When you are an entrepreneur you are building your own job: Think about where you want to go to work everyday. I want to keep doing this. I want to build the place for me to work. Then you find like minds.
Business is like any other skill. You need to practice: You’ve got to practice to get good at it. People have an expectation when they start a business that they have to have it all figured out. You won’t. You need to practice just like any other skill.
No one should listen to me about how to start a business: I haven’t started a business in 20 years. I can talk about how to run a business. How to be profitable. How to market. How to build products. How to make decisions. Because that is what I do every day.
Why you should trust your gut: If you are going to fight against what you believe if you are always doing what you don’t want to do [because someone else is telling you to or the data is telling you to] you won’t have a happy life.
Something to think about: If you talk to successful entrepreneurs and you ask them when was your best time. . . it was when they were smaller. It was when we were just a few people working out of an apartment.
Nature is the best design solution: These things have been perfected for millions of years.
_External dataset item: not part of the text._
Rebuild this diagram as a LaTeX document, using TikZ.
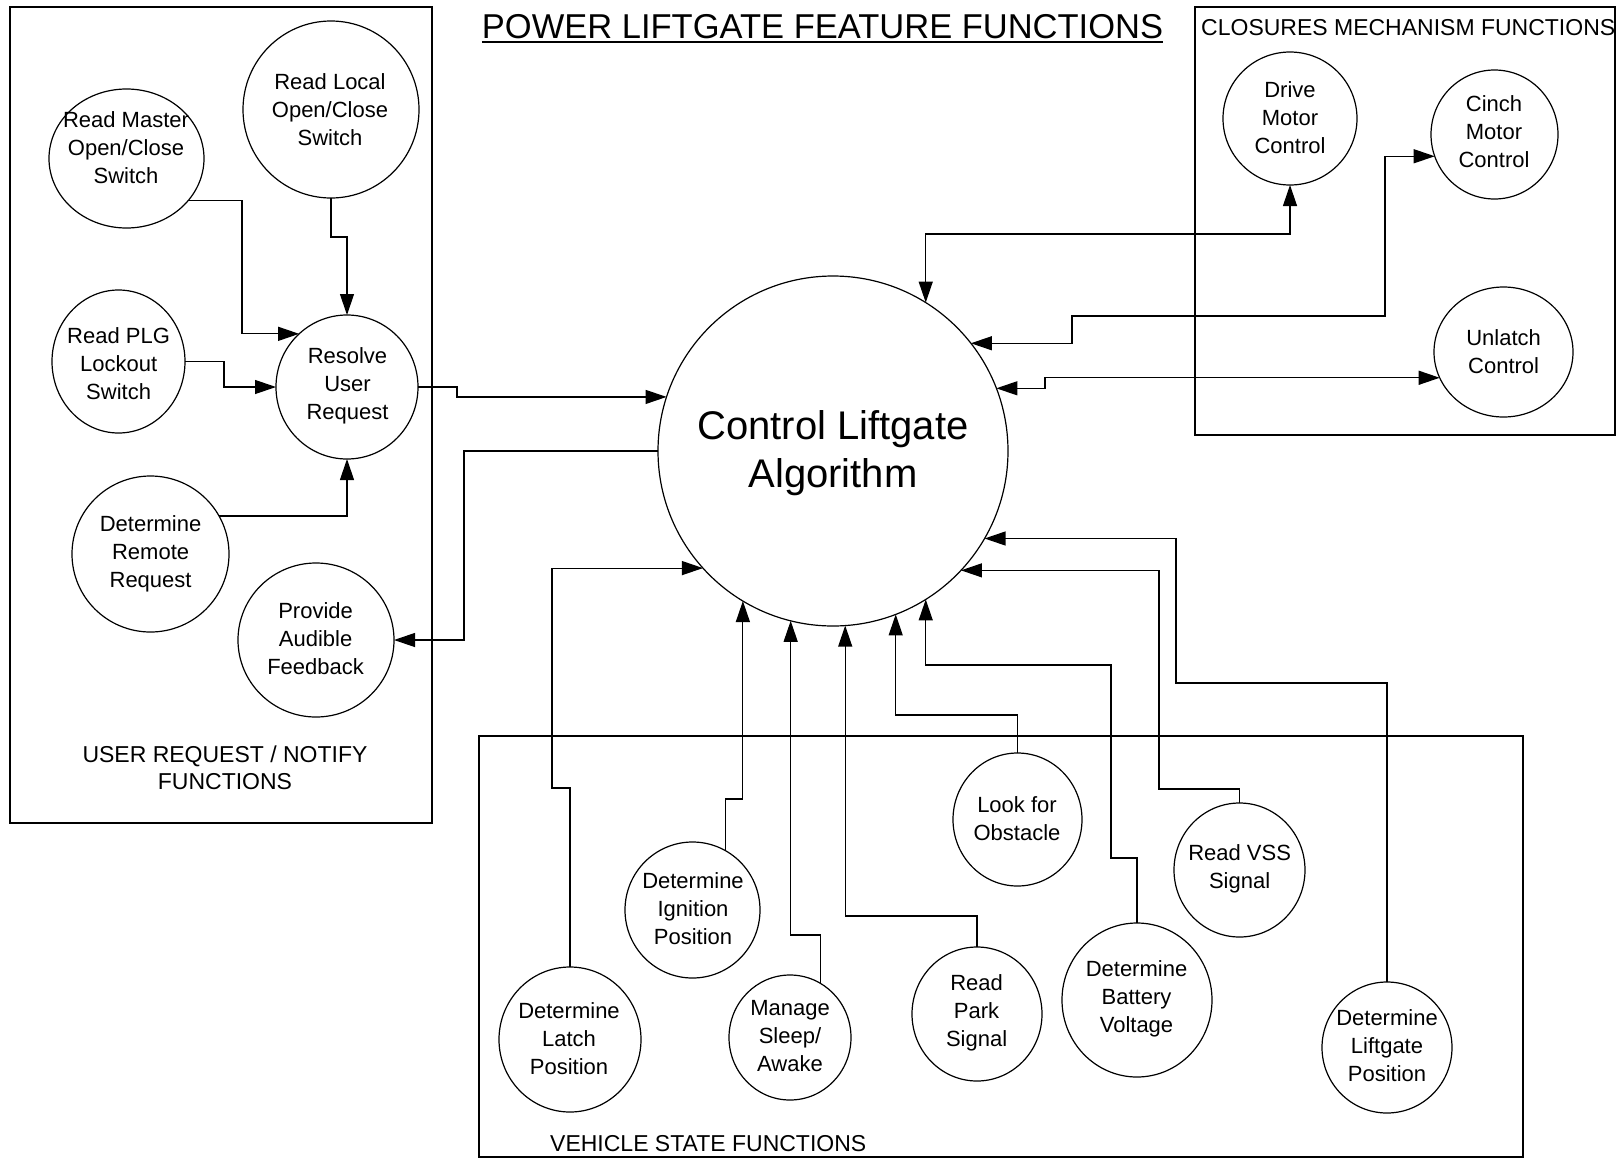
\documentclass[tikz,border=0pt]{standalone}
\usepackage{fontspec}
\setmainfont{Liberation Sans}
\usetikzlibrary{shapes.geometric,arrows.meta}

\begin{document}
\begin{tikzpicture}[x=1pt,y=-1pt,
  fn/.style 2 args={ellipse, draw, line width=1.2pt, inner sep=0pt, outer sep=0pt,
                    minimum width=#1, minimum height=#2},
  ftext/.style={font=\fontsize{22}{28}\selectfont, align=center, inner sep=0pt},
  bigtext/.style={font=\fontsize{40}{48}\selectfont, align=center, inner sep=0pt},
  grp/.style={draw, line width=2.2pt},
  grplabel/.style={font=\fontsize{23}{27}\selectfont, align=center, inner sep=0pt},
  wire/.style={line width=1.2pt},
  arr/.style={wire, -{Triangle[length=21pt,width=14pt]}},
  biarr/.style={wire, {Triangle[length=21pt,width=14pt]}-{Triangle[length=21pt,width=14pt]}},
]
\fill[white] (0,0) rectangle (1617,1160);
\useasboundingbox (0,0) rectangle (1617,1160);

% ---------- heading ----------
\node[font=\fontsize{34.5}{40}\selectfont, inner sep=0pt] (title) at (822.5,26.5)
  {POWER LIFTGATE FEATURE FUNCTIONS};
\draw[line width=2pt] ([yshift=-3.5pt]title.base west) -- ([yshift=-3.5pt]title.base east);

% ---------- group frames ----------
\draw[grp] (10,7) rectangle (432,823);
\draw[grp] (1195,7) rectangle (1615,435);
\draw[grp] (479,736) rectangle (1523,1157);
\node[grplabel] (urn) at (225,768) {USER REQUEST / NOTIFY\\FUNCTIONS};
\node[grplabel, anchor=west] (cmf) at (1201,28) {CLOSURES MECHANISM FUNCTIONS};
\node[grplabel, anchor=west] (vsf) at (550,1144) {VEHICLE STATE FUNCTIONS};

% ---------- user request / notify functions ----------
\node[fn={155pt}{139pt}] (rm) at (126.5,158.5) {};
\node[ftext] (rm-t) at (126,147.5) {Read Master\\Open/Close\\Switch};
\node[fn={176pt}{177pt}] (rl) at (331,109.5) {};
\node[ftext] (rl-t) at (330,109.3) {Read Local\\Open/Close\\Switch};
\node[fn={133pt}{143pt}] (rp) at (118.5,361.5) {};
\node[ftext] (rp-t) at (118.6,364) {Read PLG\\Lockout\\Switch};
\node[fn={142pt}{144pt}] (ru) at (347,387) {};
\node[ftext] (ru-t) at (347.5,385.7) {Resolve\\User\\Request};
\node[fn={157pt}{156pt}] (dr) at (150.5,554) {};
\node[ftext] (dr-t) at (150.6,553.8) {Determine\\Remote\\Request};
\node[fn={156pt}{154pt}] (pa) at (316,640) {};
\node[ftext] (pa-t) at (315.6,638.4) {Provide\\Audible\\Feedback};

% ---------- central algorithm ----------
\node[fn={350pt}{350pt}] (ctrl) at (833,451) {};
\node[bigtext] (ctrl-t) at (833,453.5) {Control Liftgate\\Algorithm};

% ---------- closures mechanism functions ----------
\node[fn={134pt}{133pt}] (dm) at (1290,118.5) {};
\node[ftext] (dm-t) at (1290,117.6) {Drive\\Motor\\Control};
\node[fn={127pt}{129pt}] (cm) at (1494.5,134.5) {};
\node[ftext] (cm-t) at (1494,132) {Cinch\\Motor\\Control};
\node[fn={139pt}{130pt}] (ul) at (1503.5,352) {};
\node[ftext] (ul-t) at (1503.6,352) {Unlatch\\Control};

% ---------- vehicle state functions ----------
\node[fn={142pt}{145pt}] (dl) at (570,1039.5) {};
\node[ftext] (dl-t) at (569,1038.5) {Determine\\Latch\\Position};
\node[fn={135pt}{136pt}] (di) at (692.5,910) {};
\node[ftext] (di-t) at (693,908.6) {Determine\\Ignition\\Position};
\node[fn={122pt}{125pt}] (ms) at (790,1037.5) {};
\node[ftext] (ms-t) at (790,1036.5) {Manage\\Sleep/\\Awake};
\node[fn={130pt}{134pt}] (rk) at (977,1014) {};
\node[ftext] (rk-t) at (976.6,1012.7) {Read\\Park\\Signal};
\node[fn={129pt}{133pt}] (lo) at (1017.5,819.5) {};
\node[ftext] (lo-t) at (1017,818.3) {Look for\\Obstacle};
\node[fn={150pt}{154pt}] (bv) at (1137,1000) {};
\node[ftext] (bv-t) at (1136.5,998.3) {Determine\\Battery\\Voltage};
\node[fn={131pt}{134pt}] (vs) at (1239.5,870) {};
\node[ftext] (vs-t) at (1239.6,868.9) {Read VSS\\Signal};
\node[fn={130pt}{131pt}] (lp) at (1387,1047.5) {};
\node[ftext] (lp-t) at (1387,1045.7) {Determine\\Liftgate\\Position};

% ---------- user request flows ----------
\draw[arr] (rm.-34.7) -| (242,260) |- (ru.132.2);
\draw[arr] (rl.south) |- (ru.north |- 0,237) -- (ru.north);
\draw[arr] (rp.east) -| (224,375) |- (ru.west);
\draw[arr] (dr.29) -| (ru.south);
\draw[arr] (ru.east) -| (457,392) |- (ctrl.162);
\draw[arr] (ctrl.west) -| (464,560) |- (pa.east);

% ---------- mechanism control (both directions) ----------
\draw[biarr] (ctrl.58.3) |- (dm.south |- 0,234) -- (dm.south);
\draw[biarr] (ctrl.38.1) -| (1072,330) |- (1385,316) |- (cm.200.7);
\draw[biarr] (ctrl.21.1) -| (1045,383) |- (ul.202.2);

% ---------- vehicle state inputs ----------
\draw[arr] (dl.north) |- (552,788) |- (ctrl.222.85);
\draw[arr] (di.61.4) |- (735,799) -| (ctrl.239.4);
\draw[arr] (ms.61.1) |- (805,935) -| (ctrl.256.1);
\draw[arr] (rk.north) |- (900,916) -| (ctrl.274.3);
\draw[arr] (lo.north) |- (950,715) -| (ctrl.291.45);
\draw[arr] (bv.north) |- (1111,858) |- (1000,665) -| (ctrl.302.5);
\draw[arr] (vs.north) |- (1159,789) |- (ctrl.317.15);
\draw[arr] (lp.north) |- (1176,683) |- (ctrl.330.6);
\end{tikzpicture}
\end{document}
If I’m in the software world I never want to look at software to get inspiration. I want to look at leaves, plants, buildings, furniture. Things that are have been designed and thought through from a different perspective. If you just look at the software you will just end up making what everyone else is making.
What drives you crazy: Wasting time.
The downside to technology: These devices are highly addictive. They reward addictive behavior. They are a gateway for negative information to get into your brain. Some apps can contribute to unhappiness.
I wouldn’t be surprised if social media is eventually seen as the next cigarette:We might look back and say this was incredibly unhealthy for kids, for adults, for our brains, for our development, for our egos, etc. [Long live podcasts as the much, much healthier alternative to staring at a screen or mindlessly scrolling a feed]
Book recommendation: Revising Prose. This guy talks about how to write sentences. How to squeeze all the fat out of a sentence without making it sterile.
What Jason admires about Warren Buffett and Charlie Munger: Their fundamental understanding of what matters and what doesn’t. Their focus on value. Their rejection of trends. They run a massive company with a small number of employees. Buffet’s letters to his shareholders are a must-read.